Sa rencontre avec les moules a précisément eu lieu dans sa Charente natale quand les pêcheurs dunkerquois, alors qu’ils se lançaient dans la moule, sont venus se former sur ces “terres historiques de conchyliculture (la culture des coquillages)”.
Son arrivée à Dunkerque coïncide avec la vague de fermetures qui a suivi cet élan vers les champs marins. “L’État a établi une concession en mer à 3 miles de la côte (4 à 5 kilomètres) de 7 kilomètres de long sur 1 kilomètre de large, qu’il a divisé en 150 champs exploitables selon un cahier des charges précis. Une dizaine de pêcheurs ont tenté l’aventure à l’époque mais il n’en est très vite resté que deux, nous avons repris l’une des deux affaires il y a 8 ans, l’Épaulard.” Compliqué d’être à la fois en mer et au champ, tout marin soit-il.
À Dunkerque on élève des moules de filières. Une filière c’est un système de 100 mètres de long équipé de bouées sur lequel sont accrochées les cordes accueillant les moules. Immergées en continu, les moules mangent davantage et grossissent donc plus vite, avec un cycle de production d’un an contre trois environ pour les moules de fond.

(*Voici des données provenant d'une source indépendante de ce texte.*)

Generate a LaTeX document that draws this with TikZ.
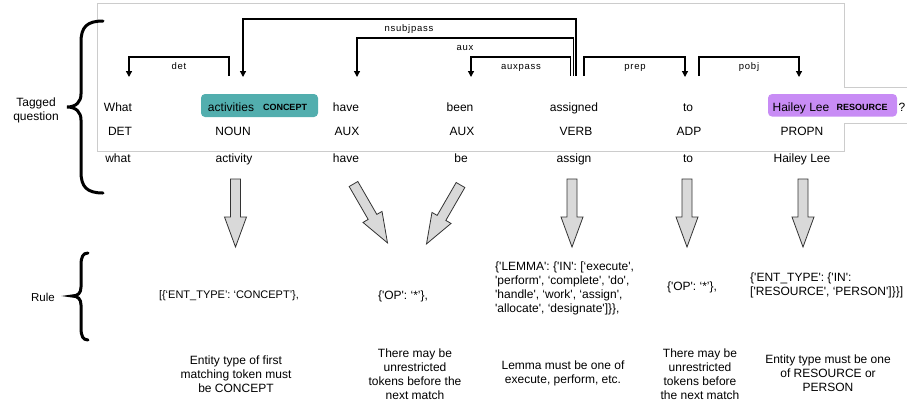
\documentclass[tikz,border=0pt]{standalone}
\usepackage{fontspec}
\newfontfamily\hv{Liberation Sans}
\newfontfamily\hvlab{Liberation Sans}[LetterSpace=8]
\usetikzlibrary{arrows.meta}
\definecolor{tealbox}{HTML}{52AEAE}
\definecolor{purpbox}{HTML}{C88CF5}
\definecolor{frameg}{HTML}{CCCCCC}
\definecolor{arrfill}{HTML}{D9D9D9}
\definecolor{arredge}{HTML}{333333}
\begin{document}
\begin{tikzpicture}[x=1pt,y=-1pt,
  word/.style={font=\hv\fontsize{12}{14}\selectfont, inner sep=0pt, text height=8.6pt, text depth=0pt},
  tagtxt/.style={font=\hv\fontsize{9}{10}\selectfont\bfseries, inner sep=0pt, text height=6.5pt, text depth=0pt},
  entbox/.style={rounded corners=4pt, inner sep=0pt},
  lab/.style={font=\hvlab\fontsize{9.5}{11}\selectfont, inner sep=0pt, text height=7pt, text depth=0pt},
  dep/.style={draw=black, line width=1.3pt, -{Triangle[length=6pt,width=6pt]}},
  ruletxt/.style={font=\hv\fontsize{12}{14}\selectfont, inner sep=0pt, align=left},
  note/.style={font=\hv\fontsize{12}{14}\selectfont, inner sep=0pt, align=center},
  bracestyle/.style={line width=3pt, line cap=round},
  barrow/.pic={\draw[fill=arrfill, draw=arredge, line width=0.8pt, line join=miter]
     (-5,0) -- (-5,38) -- (-11,38) -- (0,68) -- (11,38) -- (5,38) -- (5,0) -- cycle;}
]
\useasboundingbox (0,0) rectangle (907,408);

% frame
\draw[frameg, line width=0.8pt] (907,87) -- (844,87) -- (844,3) -- (97,3) -- (97,151) -- (844,151) -- (844,123) -- (907,123);

% entity boxes
\node[entbox, fill=tealbox, minimum width=117pt, minimum height=23pt] (box2) at (259.5,105.5) {};
\node[entbox, fill=purpbox, minimum width=129pt, minimum height=22.5pt] (box7) at (832.5,105.3) {};

% words
\node[word] (w1) at (118,107) {What};
\node[word] (w2) at (231,107) {activities};
\node[tagtxt] (t2) at (285,107.5) {CONCEPT};
\node[word] (w3) at (346,107) {have};
\node[word] (w4) at (460,107) {been};
\node[word] (w5) at (574,107) {assigned};
\node[word] (w6) at (688,107) {to};
\node[word] (w7) at (801,107) {Hailey Lee};
\node[tagtxt] (t7) at (862,107.5) {RESOURCE};
\node[word] (q) at (902,107) {?};

% POS
\node[word] (p1) at (120,131) {DET};
\node[word] (p2) at (233,131) {NOUN};
\node[word] (p3) at (347,131) {AUX};
\node[word] (p4) at (462,131) {AUX};
\node[word] (p5) at (576,131) {VERB};
\node[word] (p6) at (689,131) {ADP};
\node[word] (p7) at (802,131) {PROPN};

% lemmas
\node[word] (l1) at (118,158) {what};
\node[word] (l2) at (234,158) {activity};
\node[word] (l3) at (346,158) {have};
\node[word] (l4) at (461,158) {be};
\node[word] (l5) at (574,158) {assign};
\node[word] (l6) at (688,158) {to};
\node[word] (l7) at (802,158) {Hailey Lee};

% dependency anchors
\coordinate (detT) at (229,76);   \coordinate (detH) at (129,77);
\coordinate (nsT) at (576,76);    \coordinate (nsH) at (243,77);
\coordinate (auxT) at (573.3,76); \coordinate (auxH) at (357,77);
\coordinate (apT) at (570.6,76);  \coordinate (apH) at (471,77);
\coordinate (prT) at (584,76);    \coordinate (prH) at (685,77);
\coordinate (poT) at (699,76);    \coordinate (poH) at (799,77);

\draw[dep] (detT) -- ++(0,-19) -| (detH);
\draw[dep] (nsT) -- ++(0,-57) -| (nsH);
\draw[dep] (auxT) -- ++(0,-38) -| (auxH);
\draw[dep] (apT) -- ++(0,-19) -| (apH);
\draw[dep] (prT) -- ++(0,-19) -| (prH);
\draw[dep] (poT) -- ++(0,-19) -| (poH);

\node[lab] (ldet) at (179,66) {det};
\node[lab] (lns) at (409,28) {nsubjpass};
\node[lab] (laux) at (465,47) {aux};
\node[lab] (lap) at (521,66) {auxpass};
\node[lab] (lpr) at (635,66) {prep};
\node[lab] (lpo) at (749,66) {pobj};

% braces
\draw[bracestyle] (103,21) .. controls (87,21) and (81,27) .. (81,42) -- (81,94)
   .. controls (81,102) and (76,107) .. (67,107)
   .. controls (76,107) and (81,112) .. (81,120) -- (81,172)
   .. controls (81,187) and (87,193) .. (103,193);
\draw[bracestyle] (88,253) .. controls (83,253) and (81,257) .. (81,265) -- (81,287)
   .. controls (81,293) and (78,296) .. (72,296)
   .. controls (78,296) and (81,299) .. (81,305) -- (81,328)
   .. controls (81,336) and (83,340) .. (88,340);

\node[note] (tq) at (36,110) {Tagged\\question};
\node[note, font=\hv\fontsize{11.5}{13}\selectfont] (rl) at (43,297) {Rule};

% block arrows
\pic at (235.5,179) {barrow};
\pic[rotate=30] at (353.5,184) {barrow};
\pic[rotate=-30] at (460.5,185) {barrow};
\pic at (572,179) {barrow};
\pic at (687,179) {barrow};
\pic at (803,179) {barrow};

% rule texts
\node[ruletxt, font=\hv\fontsize{11}{13}\selectfont] (r1) at (229,296) {{[}\{‘ENT\_TYPE’: ‘CONCEPT’\},};
\node[ruletxt] (r2) at (403,296) {\{'OP': ‘*’\},};
\node[ruletxt, anchor=west] (r3) at (495,288) {\{'LEMMA': \{'IN': {[}‘execute',\\{}'perform', ‘complete', 'do',\\{}'handle', ‘work', ‘assign',\\{}'allocate', ‘designate'{]}\}\},};
\node[ruletxt] (r4) at (692,287) {\{'OP': ‘*’\},};
\node[ruletxt, anchor=west] (r5) at (750,285) {\{'ENT\_TYPE': \{'IN':\\{}{[}'RESOURCE', ‘PERSON'{]}\}\}{]}};

% explanations
\node[note] (n1) at (236,374) {Entity type of first\\matching token must\\be CONCEPT};
\node[note] (n2) at (415,374) {There may be\\unrestricted\\tokens before the\\next match};
\node[note] (n3) at (563,373) {Lemma must be one of\\execute, perform, etc.};
\node[note] (n4) at (700,374) {There may be\\unrestricted\\tokens before\\the next match};
\node[note] (n5) at (828,373) {Entity type must be one\\of RESOURCE or\\PERSON};
\end{tikzpicture}
\end{document}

Les moules de filière sont à mi-chemin entre les moules de bouchots – ces pieux plantés sur les plages par des agriculteurs en quête de diversification souvent, et dont les concessions sont de moins en moins nombreuses -, soumises au mouvement des marées, et les moules de fond que l’on retrouve essentiellement aux Pays Bas, plus grand pays européen exportateur de moules (notre édition du 1er septembre 2023). Philippe Quinault avance surtout une intensivité de l’activité hollandaise en comparaison à la française : “Avec 10 sociétés, ils font 70 000 tonnes de moules, soit le même volume que nous, en France… avec 300 sociétés.“
Dunkerque, une terre de moules ? “C’est compliqué car nous sommes en mer ouverte ce qui n’est pas si courant dans ce type de culture davantage implantée dans les baies et les sites abrités : nous subissons les marées qui réduisent l’espérance de vie du matériel et causent parfois des pertes. Une tempête hivernale peut provoquer la perte totale de plusieurs filières : c’est notre hantise “, explique le patron qui modère : “Heureusement que nous sommes partiellement protégés par les bancs de sable au large et à marée basse, nous sommes protégés de la houle. “
L’élevage de moules implique un travail à l’année, difficilement compatible avec les campagnes de pêche, pense le patron qui détaille : “D’avril à juin c’est la période de captage des naissains de moules. Nous ensemençons nos descentes de cordes de 4 mètres de long puis nous suivons l’évolution des moules, procédons au dédoublement à un moment pour que les grappes ne tombent pas, en général entre septembre et février. La période de récolte est optimale en juin, même si nous commençons dès Pâques pour répondre à la demande et commencer à libérer les champs.“
À L’Épaulard, dix personnes et deux bateaux s’affairent sur l’une des 27 concessions de l’entreprise, qui compte à chaque fois six filières, donc 162 au total potentiellement. Passé de 120 tonnes récoltées il y a huit ans à 600 l’an dernier grâce à l’acquisition du deuxième bateau, Philippe Quinault précise : “La densité de captage varie chaque année, et avec elle le rendement final : moins 15 % pour cette année“, observe-t-il. Le taux de chair a son importance aussi : 25 à 26 % en moyenne mais avoisinant les 19 % en ces premiers jours de septembre caniculaires, “car les moules sont déboussolées avec ces chaleurs et pensent qu’elles doivent se reproduire“, décrypte le gérant. Avec une forte concentration en protéines et un excellent bilan carbone, c’est une culture d’avenir.
Les moules dépendent toutefois de la température de l’eau (maximum 28°C, on a de la marge) et surtout de l’acidification des océans : rappelons que les coquilles sont en calcium, pas fan de l’acidité, et que tous les coquillages sont touchés.